Adapun karya-karya KH. Sholeh Darat yang sebagiannya merupakan terjemahan, berjumlah tidak kuang dari 13 buah, yaitu:
- Majmu’at Syari’at al-Kafiyat li al-Awam. Kitab ini khusus membahas persoalan fiqih yang ditulis dengan bahasa Jawa dengan huruf Arab Pegon.
- Munjiyat Metik Sangking Ihya’ Ulum al-Din al-Ghazali. Sebuah kitab yang merupakan petikan dari kitab Ihya’ Ulum al-Din juz 3 dan 4.
- Al-Hikam karya Ahmad bin Athailah. Kitab ini merupakan terjemahan dalam bahasa Jawa.
- Lathaif al-Thaharah. Kitab ini berisi tentang hakikat dan rahasia shalat, puasa dan keutamaan bulan muharram, Rajab dan Sya’ban. Kitab ini ditulis dengan bahasa Jawa.
- Manasik al-Haj. Kitab ini berisi tuntunan atau tatacara ibadah haji.
- Pasolatan. Kitab ini berisi hal-hal yang berhubungan dengan shalat (tuntunan shalat) lima waktu, kitab ini ditulis dengan bahasa Jawa dengan Huruf Arab pegon.
- Sabilu ‘Abid terjemahan Jauhar al-Tauhid, karya Ibrahim Laqqani. Kitab ini merupakan terjemahan berbahasa Jawa.
- Minhaj al-Atkiya’. Kitab ini berisi tuntunan bagi orang orang yang bertaqwa atau cara-cara mendekatkan diri kepada Allah SWT.
- Al-Mursyid al-Wajiz. Kitab ini berisi tentang ilmu-ilmu al-Quran dan ilmu Tajwid.
- Hadits al-Mi’raj
- Syarh Maulid al-Burdah
- Faidh al-Rahman.

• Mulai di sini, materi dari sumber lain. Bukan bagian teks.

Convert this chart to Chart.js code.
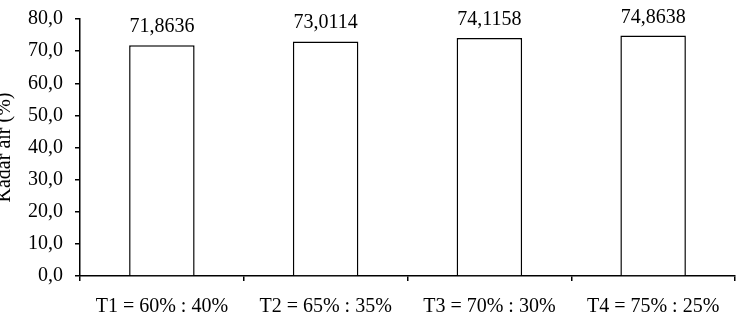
<!DOCTYPE html>
<html>
<head>
<meta charset="utf-8">
<script src="https://cdn.jsdelivr.net/npm/chart.js@4"></script>
<style>
    body { margin: 0; background: #fff; }
    #wrap { position: relative; width: 743px; height: 318px; overflow: hidden; }
    #box { position: absolute; left: -7px; top: 0; width: 750px; height: 318px; }
</style>
</head>
<body>
<div id="wrap"><div id="box"><canvas id="myChart"></canvas></div></div>
<script>
const categories = ['T1 = 60% : 40%', 'T2 = 65% : 35%', 'T3 = 70% : 30%', 'T4 = 75% : 25%'];
const kadarAir = [71.8636, 73.0114, 74.1158, 74.8638];
const yTicks = [0, 10, 20, 30, 40, 50, 60, 70, 80];

const serif = 'Liberation Serif';
const comma = (v, d) => v.toFixed(d).replace('.', ',');

// labels above the bars
const valueLabels = {
    id: 'valueLabels',
    afterDatasetsDraw(chart) {
        const ctx = chart.ctx;
        const meta = chart.getDatasetMeta(0);
        ctx.save();
        ctx.font = '20px "' + serif + '"';
        ctx.fillStyle = '#000';
        ctx.textAlign = 'center';
        ctx.textBaseline = 'alphabetic';
        meta.data.forEach((bar, i) => {
            ctx.fillText(comma(kadarAir[i], 4), bar.x, bar.y - 13);
        });
        ctx.restore();
    }
};

const ctx = document.getElementById('myChart').getContext('2d');
const myChart = new Chart(ctx, {
    type: 'bar',
    data: {
        labels: categories,
        datasets: [{
            data: kadarAir,
            backgroundColor: '#fff',
            borderColor: '#000',
            borderWidth: 1.5,
            barPercentage: 0.4,
            categoryPercentage: 1
        }]
    },
    options: {
        responsive: true,
        maintainAspectRatio: false,
        animation: false,
        layout: { padding: { top: 19, right: 8, left: 0, bottom: 0 } },
        plugins: {
            legend: { display: false },
            tooltip: { enabled: false }
        },
        scales: {
            x: {
                grid: {
                    offset: true,
                    drawOnChartArea: false,
                    tickLength: 5,
                    color: '#000',
                    lineWidth: 1.5
                },
                border: { color: '#000', width: 1.5 },
                ticks: {
                    color: '#000',
                    padding: 14,
                    maxRotation: 0,
                    font: { family: serif, size: 20 }
                },
                afterFit: (scale) => { scale.height = 42; }
            },
            y: {
                min: 0,
                max: 80,
                afterBuildTicks: (scale) => { scale.ticks = yTicks.map(v => ({ value: v })); },
                grid: {
                    drawOnChartArea: false,
                    tickLength: 5,
                    color: '#000',
                    lineWidth: 1.5
                },
                border: { color: '#000', width: 1.5 },
                ticks: {
                    color: '#000',
                    padding: 12,
                    font: { family: serif, size: 20 },
                    callback: (v) => comma(v, 1)
                },
                title: {
                    display: true,
                    text: 'Kadar air (%)',
                    color: '#000',
                    padding: 0,
                    font: { family: serif, size: 20 }
                },
                afterFit: (scale) => {
                    scale.width = 87;
                    scale.paddingTop = 0;
                    scale.paddingBottom = 0;
                }
            }
        }
    },
    plugins: [valueLabels]
});
</script>
</body>
</html>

Kitab ini ditulis pada 5 Rajab 1309 H/1891M. kitab ini diterbitkan di Singapura.
- Asnar al-Shalah
Hampir semua karya KH. Sholeh Darat ditulis dalam bahasa Jawa dan menggunakan huruf Arab (Pegon atau Jawi); hanya sebahagian kecil yang ditulis dalam bahasa Arab. Dari 13 kitab karya KH. Sholeh Darat berhasil dikumpulkan. Sebagian kitab tersebut dicetak di Bombay (India) dan Singapura. Hingga kini, keturunan KH. Sholeh Darat terus melakukan pencarian dan penelusuran kitab-kitab tersebut ke masing-masing keluarga keturunan KH. Sholeh Darat di Jepara, Kendal, bahkan sampai ke negara-negara Timur Tengah.